The reverse, i.e. the generation of Ed25519 keys from X25519 keys is not possible, because for this a seed would have to be found whose first 32 bytes of its SHA512 hash would have to correspond to the (clamped or unclamped) s_clamped and this is not possible because cryptographic hash functions (like SHA512) are not reversible.

In 400_clamping.py clamping and its test is implemented.

Further literature on the subject of clamping:
An Explainer On Ed25519 Clamping
What’s the Curve25519 clamping all about?

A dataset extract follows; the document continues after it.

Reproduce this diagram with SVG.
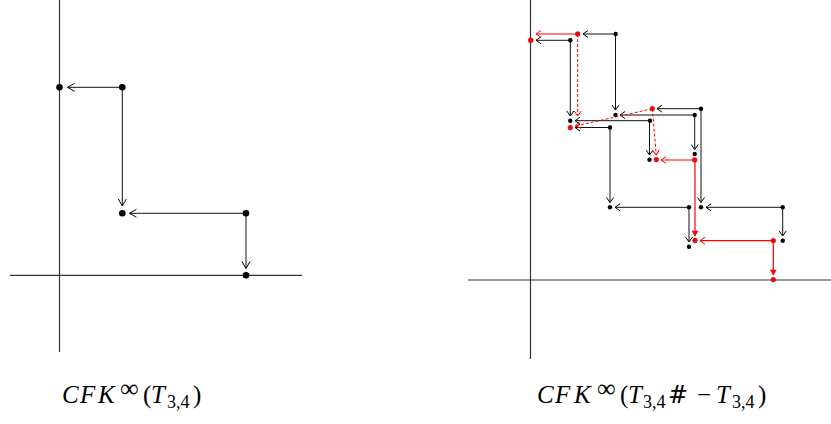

Part 5: Generation of the secret and public key

In Ed25519 the secret key (or seed) is a randomly (i.e. with a CSPRNG) generated 32 bytes sequence. This is hashed with SHA-512. The first 32 bytes are first clamped and then used to derive the public key. The second 32 bytes are needed for signing and are used as prefix to the message to be signed (more about this in the part Signing/Verification).

The public key is compressed (32 bytes, little endian).

Sometimes the combination secret key|public key, i.e. a 64 bytes value, is specified as secret key, see Why are NaCl secret keys 64 bytes for signing, but 32 bytes for box?.

In 500_key_generation.py the generation of the secret and public key is implemented. The first two tests use test vectors, the last test shows the key generation using a random secret key.


Part 6: Signing and Verifying

Signing is described in RFC 8032, 5.1.6. Sign and in EdDSA Sign, verifying in RFC 8032, 5.1.7. Verify and in EdDSA Verify Signature.

Signing, input: secretKey, msg

  • f = SHA512(secretKey); a = clamped(f[:32]); prefix = f[32:]
  • A = a * G
  • r = SHA512(prefix + msg) mod l
  • R = r * G
  • h = SHA512(R + A + msg) mod l
  • s = (r + h * a) mod l
  • signature R, s

Verifying: input: publicKey, msg, R, s

  • h = SHA512(R + publicKey + msg) mod l
  • sB = s * G
  • sC = R + h * publicKey
  • verified = (sB == sC)

Both is implemented in 600_signing_verifying.py, the tests apply the testvectors from RFC8032, 7.1. Test Vectors for Ed25519.